Но, побежден иль победитель,
Равно паду я пред тобой:
Ты — Мститель мой, ты — мой Спаситель,
Твой мир — навек моя обитель,
Твой голос — небо надо мной.
О «Зеркале теней» с большим вдохновением писал Н. С. Гумилев в «Аполлоне»:
«Завоеватель, но не авантюрист, осторожный, но и решительный; расчетливый, как гениальный стратег, В. Брюсов усвоил все характерные черты всех бывших до него литературных школ, пожалуй, до „эвфуизма“ включительно. Но прибавил к ним нечто такое, что заставило их загореться новым огнем и позабыть прежние распри. Такая доведенность каждого образа до конца, абсолютная честность с самим собой не есть ли мечта для нас, так недавно освободившихся от пут символизма».

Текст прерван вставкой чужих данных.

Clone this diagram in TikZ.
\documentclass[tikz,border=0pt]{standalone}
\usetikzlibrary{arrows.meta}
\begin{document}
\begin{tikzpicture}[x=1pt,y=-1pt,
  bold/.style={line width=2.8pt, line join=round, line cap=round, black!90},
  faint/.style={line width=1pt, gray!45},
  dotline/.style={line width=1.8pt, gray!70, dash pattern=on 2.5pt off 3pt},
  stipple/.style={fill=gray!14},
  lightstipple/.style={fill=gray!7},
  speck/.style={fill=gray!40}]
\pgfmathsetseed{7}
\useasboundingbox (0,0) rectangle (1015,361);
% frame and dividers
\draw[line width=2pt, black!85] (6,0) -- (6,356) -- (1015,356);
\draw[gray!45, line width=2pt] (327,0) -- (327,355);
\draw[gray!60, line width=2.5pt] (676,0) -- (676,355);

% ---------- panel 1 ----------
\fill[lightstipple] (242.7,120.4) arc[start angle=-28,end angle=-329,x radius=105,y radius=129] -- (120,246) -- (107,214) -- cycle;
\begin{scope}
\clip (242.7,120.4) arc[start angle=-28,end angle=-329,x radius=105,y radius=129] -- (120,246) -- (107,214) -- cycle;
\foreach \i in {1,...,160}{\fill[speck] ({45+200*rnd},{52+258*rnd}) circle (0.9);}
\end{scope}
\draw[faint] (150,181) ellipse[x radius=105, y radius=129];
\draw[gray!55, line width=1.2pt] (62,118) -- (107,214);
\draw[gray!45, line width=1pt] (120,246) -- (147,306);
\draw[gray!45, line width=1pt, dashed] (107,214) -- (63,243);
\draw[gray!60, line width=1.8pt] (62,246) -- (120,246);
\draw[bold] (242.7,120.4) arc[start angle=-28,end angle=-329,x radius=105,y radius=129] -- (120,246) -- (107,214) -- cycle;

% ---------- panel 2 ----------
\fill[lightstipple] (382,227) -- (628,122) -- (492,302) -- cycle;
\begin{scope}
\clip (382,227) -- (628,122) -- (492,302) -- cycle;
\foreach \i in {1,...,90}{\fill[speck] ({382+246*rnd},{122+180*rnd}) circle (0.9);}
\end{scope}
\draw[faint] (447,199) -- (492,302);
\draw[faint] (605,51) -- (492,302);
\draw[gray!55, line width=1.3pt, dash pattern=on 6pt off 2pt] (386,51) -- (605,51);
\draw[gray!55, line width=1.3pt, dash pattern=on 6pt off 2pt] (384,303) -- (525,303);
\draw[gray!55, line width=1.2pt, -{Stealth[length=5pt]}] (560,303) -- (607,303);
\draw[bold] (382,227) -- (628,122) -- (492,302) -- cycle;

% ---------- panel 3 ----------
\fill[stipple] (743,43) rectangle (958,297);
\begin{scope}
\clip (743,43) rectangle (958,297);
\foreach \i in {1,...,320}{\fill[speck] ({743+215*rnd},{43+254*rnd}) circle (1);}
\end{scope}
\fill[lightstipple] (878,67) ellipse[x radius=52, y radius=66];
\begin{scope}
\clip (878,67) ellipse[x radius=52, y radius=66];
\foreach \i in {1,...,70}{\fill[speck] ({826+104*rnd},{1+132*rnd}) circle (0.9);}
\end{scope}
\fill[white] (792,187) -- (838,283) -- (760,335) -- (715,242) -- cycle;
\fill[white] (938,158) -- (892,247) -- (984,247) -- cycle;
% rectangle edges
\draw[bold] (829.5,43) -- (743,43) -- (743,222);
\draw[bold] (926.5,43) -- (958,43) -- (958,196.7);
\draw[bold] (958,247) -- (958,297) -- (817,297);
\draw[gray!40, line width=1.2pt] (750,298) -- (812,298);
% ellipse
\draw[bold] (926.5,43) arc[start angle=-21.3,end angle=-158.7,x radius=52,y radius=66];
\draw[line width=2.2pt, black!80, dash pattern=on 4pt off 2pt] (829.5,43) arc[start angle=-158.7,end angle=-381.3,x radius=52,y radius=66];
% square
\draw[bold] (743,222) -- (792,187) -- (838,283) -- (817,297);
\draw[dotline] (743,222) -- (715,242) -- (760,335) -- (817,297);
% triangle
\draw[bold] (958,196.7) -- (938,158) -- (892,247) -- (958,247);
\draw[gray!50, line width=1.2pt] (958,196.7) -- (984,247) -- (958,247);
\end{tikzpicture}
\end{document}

Восхваляя Брюсова-«освободителя», Гумилев сознательно забывает, что «путы символизма» сплетены были некогда самим Брюсовым.

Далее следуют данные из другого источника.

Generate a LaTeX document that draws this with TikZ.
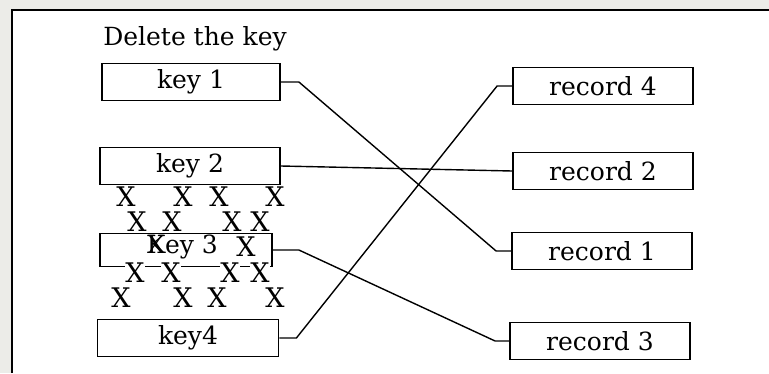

В 1913 году поэт выпускает вторую книгу рассказов и драматических сцен, «Ночи и дни» (1908–1912. «Скорпион». Москва, 1913). Это продолжение «Земной Оси» посвящено добросовестному и утомительному изображению «странностей любви». Автор заявляет в предисловии, что повести его объединены общей задачей: «всмотреться в особенности психологии женской души». Но вместо психологии у Брюсова получается патология: сцены эротических извращений, садизма, мазохизма, демонической одержимости и сексуальной истерии поражают своим грубым безвкусием. Рецензент «Киевской мысли» (Л. Войтоловский) справедливо писал: «Правильнее было бы назвать эти рассказы: „кровавые ужасы любви“, ибо Брюсова занимает не любовь сама по себе, а бьющий в нос эротический яд, все болезненные расстройства любви, — крикливые, шумные, безобразно-отталкивающие… Каждая женщина представляет из себя демоническую натуру, стремящуюся превратить любовь в мрачное безумие, в черную мессу… Его опьяненные вакхическим сладострастием женщины имеют слишком трезвый и скучный вид».